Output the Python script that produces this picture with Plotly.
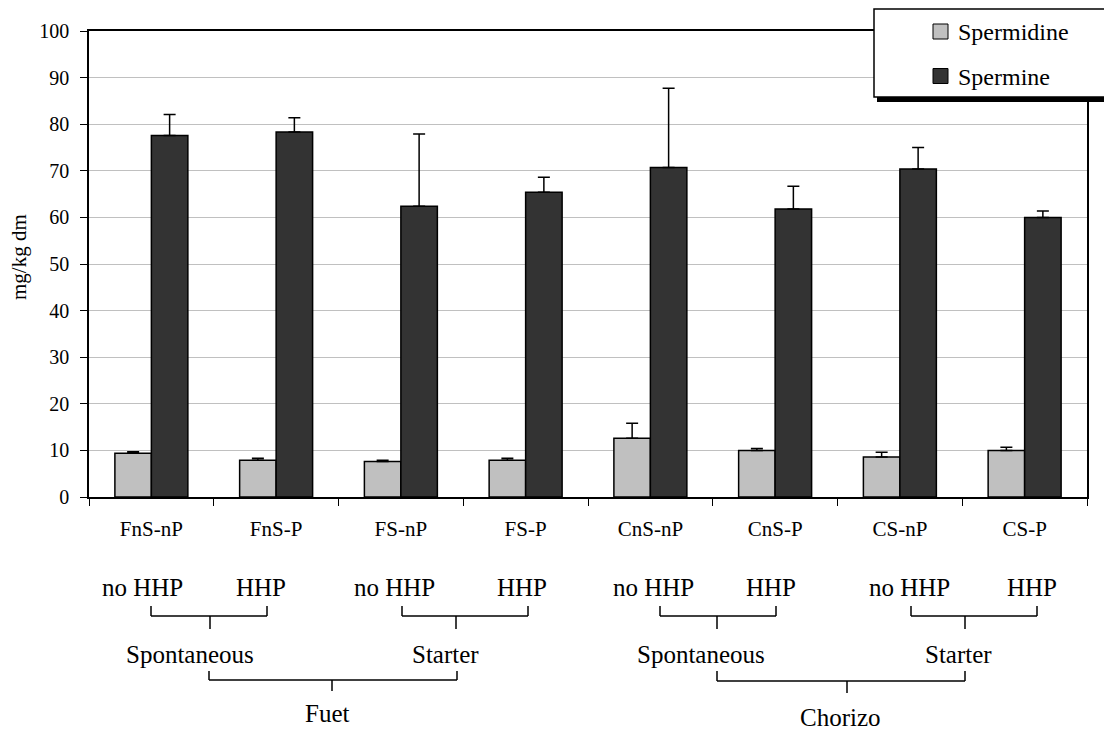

------------------------------------------------------------

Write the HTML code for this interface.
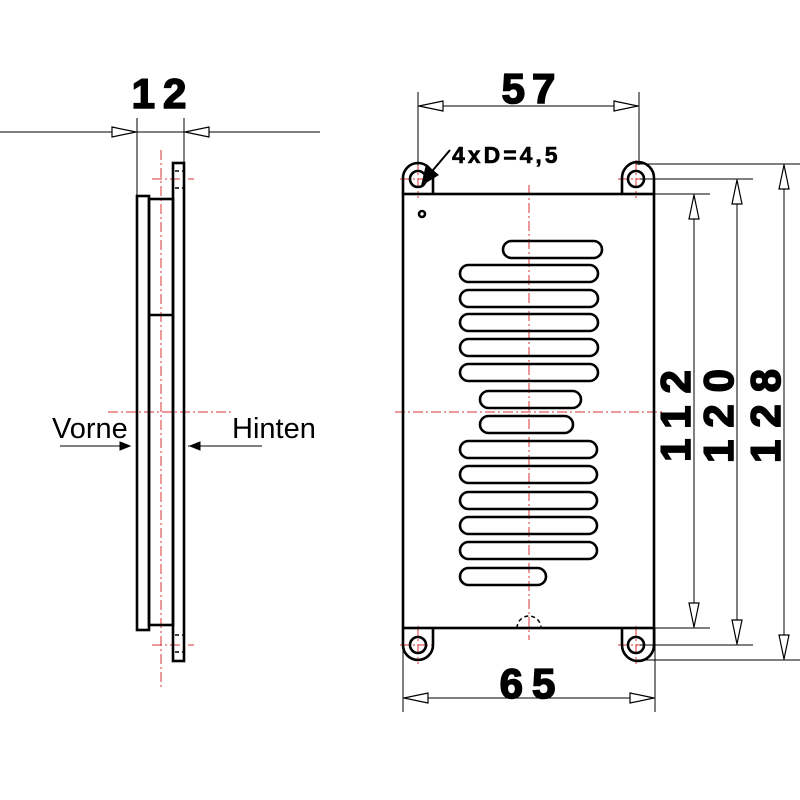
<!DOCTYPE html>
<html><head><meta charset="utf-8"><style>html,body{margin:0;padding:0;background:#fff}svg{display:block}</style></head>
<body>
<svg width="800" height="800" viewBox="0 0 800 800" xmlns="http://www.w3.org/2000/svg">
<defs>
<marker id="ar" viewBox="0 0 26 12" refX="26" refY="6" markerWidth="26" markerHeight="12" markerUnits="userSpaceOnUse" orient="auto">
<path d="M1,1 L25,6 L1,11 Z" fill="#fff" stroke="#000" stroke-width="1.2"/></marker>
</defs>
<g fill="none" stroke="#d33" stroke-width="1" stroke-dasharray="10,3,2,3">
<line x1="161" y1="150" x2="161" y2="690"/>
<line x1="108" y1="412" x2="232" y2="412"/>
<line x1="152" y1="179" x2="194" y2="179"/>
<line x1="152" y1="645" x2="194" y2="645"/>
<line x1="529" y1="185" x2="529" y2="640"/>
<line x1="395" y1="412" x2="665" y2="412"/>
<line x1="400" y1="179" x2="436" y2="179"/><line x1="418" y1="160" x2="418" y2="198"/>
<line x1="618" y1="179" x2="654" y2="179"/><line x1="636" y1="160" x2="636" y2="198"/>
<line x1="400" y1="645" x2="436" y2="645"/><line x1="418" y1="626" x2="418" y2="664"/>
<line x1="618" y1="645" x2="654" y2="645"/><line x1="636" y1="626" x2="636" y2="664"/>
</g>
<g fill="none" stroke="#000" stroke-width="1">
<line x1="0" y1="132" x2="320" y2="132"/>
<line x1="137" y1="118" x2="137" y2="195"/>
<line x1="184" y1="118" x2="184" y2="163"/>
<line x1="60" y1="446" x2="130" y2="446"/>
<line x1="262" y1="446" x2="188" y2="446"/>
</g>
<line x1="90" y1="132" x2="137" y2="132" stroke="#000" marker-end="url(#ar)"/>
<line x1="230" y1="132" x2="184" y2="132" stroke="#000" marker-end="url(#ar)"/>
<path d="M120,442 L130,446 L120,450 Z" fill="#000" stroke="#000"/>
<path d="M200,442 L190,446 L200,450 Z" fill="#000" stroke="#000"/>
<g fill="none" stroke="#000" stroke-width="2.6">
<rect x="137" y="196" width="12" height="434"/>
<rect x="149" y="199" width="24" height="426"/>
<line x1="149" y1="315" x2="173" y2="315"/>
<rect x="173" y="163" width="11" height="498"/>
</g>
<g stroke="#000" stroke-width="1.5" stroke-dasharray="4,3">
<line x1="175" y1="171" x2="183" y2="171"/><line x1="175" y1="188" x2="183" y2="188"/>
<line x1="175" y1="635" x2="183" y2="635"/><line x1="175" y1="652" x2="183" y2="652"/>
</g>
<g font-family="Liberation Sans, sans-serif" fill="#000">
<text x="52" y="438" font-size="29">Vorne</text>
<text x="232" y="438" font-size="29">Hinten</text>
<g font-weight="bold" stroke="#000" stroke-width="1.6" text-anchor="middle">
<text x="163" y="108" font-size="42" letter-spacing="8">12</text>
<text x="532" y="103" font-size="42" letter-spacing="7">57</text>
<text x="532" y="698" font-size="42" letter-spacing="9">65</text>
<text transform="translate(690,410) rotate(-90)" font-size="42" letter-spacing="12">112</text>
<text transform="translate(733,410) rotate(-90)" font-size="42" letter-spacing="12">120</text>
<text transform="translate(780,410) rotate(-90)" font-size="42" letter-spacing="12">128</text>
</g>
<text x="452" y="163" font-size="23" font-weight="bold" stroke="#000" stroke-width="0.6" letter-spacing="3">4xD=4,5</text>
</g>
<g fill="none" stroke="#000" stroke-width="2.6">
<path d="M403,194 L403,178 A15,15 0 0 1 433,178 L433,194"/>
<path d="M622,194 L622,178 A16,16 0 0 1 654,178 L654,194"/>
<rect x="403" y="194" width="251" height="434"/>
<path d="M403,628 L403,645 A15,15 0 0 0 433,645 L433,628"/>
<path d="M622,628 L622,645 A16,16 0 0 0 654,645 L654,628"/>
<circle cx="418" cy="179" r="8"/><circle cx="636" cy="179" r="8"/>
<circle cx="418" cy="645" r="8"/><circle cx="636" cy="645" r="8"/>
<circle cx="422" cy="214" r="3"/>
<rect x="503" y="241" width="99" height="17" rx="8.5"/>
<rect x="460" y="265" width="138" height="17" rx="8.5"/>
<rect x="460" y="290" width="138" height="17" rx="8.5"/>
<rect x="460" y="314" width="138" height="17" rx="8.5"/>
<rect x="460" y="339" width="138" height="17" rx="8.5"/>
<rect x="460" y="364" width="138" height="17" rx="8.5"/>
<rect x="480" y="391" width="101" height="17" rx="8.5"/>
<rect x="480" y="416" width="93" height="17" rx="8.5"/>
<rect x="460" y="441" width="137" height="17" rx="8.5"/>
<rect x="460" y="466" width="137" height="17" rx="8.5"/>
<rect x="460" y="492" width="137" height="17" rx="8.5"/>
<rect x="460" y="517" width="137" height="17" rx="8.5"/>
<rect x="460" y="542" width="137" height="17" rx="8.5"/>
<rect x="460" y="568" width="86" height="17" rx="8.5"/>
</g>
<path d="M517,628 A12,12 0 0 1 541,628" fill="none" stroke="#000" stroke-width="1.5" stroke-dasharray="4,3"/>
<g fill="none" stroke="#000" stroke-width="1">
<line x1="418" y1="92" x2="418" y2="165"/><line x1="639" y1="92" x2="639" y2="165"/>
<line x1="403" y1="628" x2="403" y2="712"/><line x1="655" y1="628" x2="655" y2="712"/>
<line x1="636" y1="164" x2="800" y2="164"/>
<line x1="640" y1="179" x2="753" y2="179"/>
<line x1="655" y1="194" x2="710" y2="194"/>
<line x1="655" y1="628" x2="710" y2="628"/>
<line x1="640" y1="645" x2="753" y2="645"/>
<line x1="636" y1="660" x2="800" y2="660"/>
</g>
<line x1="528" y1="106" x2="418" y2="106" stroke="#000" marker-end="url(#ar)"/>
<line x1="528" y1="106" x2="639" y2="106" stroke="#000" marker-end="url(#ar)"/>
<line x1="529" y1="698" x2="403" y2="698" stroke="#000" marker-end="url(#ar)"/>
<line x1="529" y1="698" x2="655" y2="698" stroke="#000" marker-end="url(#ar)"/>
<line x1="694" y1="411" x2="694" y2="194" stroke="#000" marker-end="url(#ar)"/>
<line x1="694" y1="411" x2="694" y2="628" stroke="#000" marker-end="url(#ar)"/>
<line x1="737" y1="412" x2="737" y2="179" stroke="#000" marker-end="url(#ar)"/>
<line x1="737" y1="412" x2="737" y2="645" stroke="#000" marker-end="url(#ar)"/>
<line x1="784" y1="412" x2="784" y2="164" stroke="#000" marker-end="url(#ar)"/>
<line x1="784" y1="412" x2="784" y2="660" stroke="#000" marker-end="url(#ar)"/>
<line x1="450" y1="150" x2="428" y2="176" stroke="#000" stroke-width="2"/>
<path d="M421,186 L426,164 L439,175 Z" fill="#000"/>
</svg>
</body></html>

------------------------------------------------------------

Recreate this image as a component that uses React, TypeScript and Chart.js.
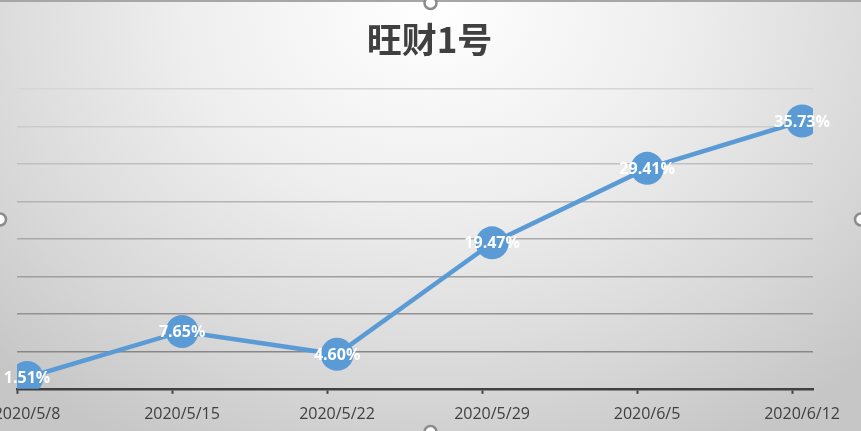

------------------------------------------------------------

# DESCRIPTION OF THE TASK:
Copy out every line from the material above in which the word "that" appears.

# REPLY:
Output the Python script that produces this picture with Plotly.
Recreate this image as a component that uses React, TypeScript and Chart.js.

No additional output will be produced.